At the start of his virtual Media Writing class, Glen struggled with delivering his lectures. Accustomed to standing and moving around while teaching, it was hard for him to be seated for so long during discussions. Distractions such as loud background noises, “photobombers” (extra people consuming the frame of his student’s window), interrupted Internet connections, and unnecessary inquiries would disrupt his focus.
The 33-year-old professor explains that a lot of disturbances happened in the first few weeks of the virtual class. An instance Glen could not forget was when one of his students informed him that he needed to leave class because the parents asked the pupil to go on an errand and buy something from the store. When that student came back, he reminded the student what was more important.

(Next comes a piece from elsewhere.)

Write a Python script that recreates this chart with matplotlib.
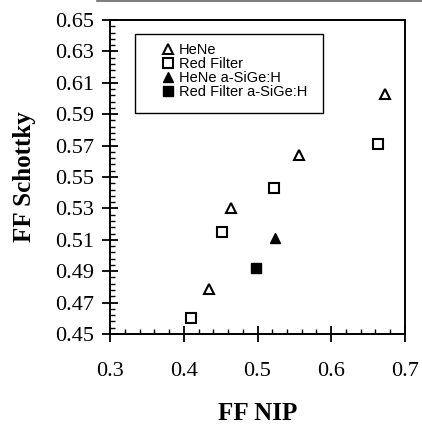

“The good news for college students who get disconnected in the virtual classrooms is that lectures are recorded. But this should not be a reason for them to just disappear,” he exclaims.
But as days go by, Glen learned to adjust to and focus on teaching beyond the distractions. He always reminds his class of the rules for a smooth session. He also makes classes more interesting by using QR codes and Mentimeter in addition to his activities.
As the current chair of the Communication Program of the school, Glen sees teaching from home as a disadvantage because, since it’s self-paced, there are temptations and tendencies to be lax.
“Face-to-face teaching is still more effective. But since we’re all really going in this direction [online teaching], which just came too soon because of the pandemic, we have no choice but to adapt, and yes we can,” says Glen.
For Glen, the teacher’s mental health should also be given importance since this pandemic has invaded the education sector and our personal lives.
Even with the litany of challenges, Prof. Glen still loves teaching, saying “‘til death do they part.” He did not earn, at a very young age, a PhD in Philippine Studies in Media, Culture, and Language at De La Salle University this year, for nothing.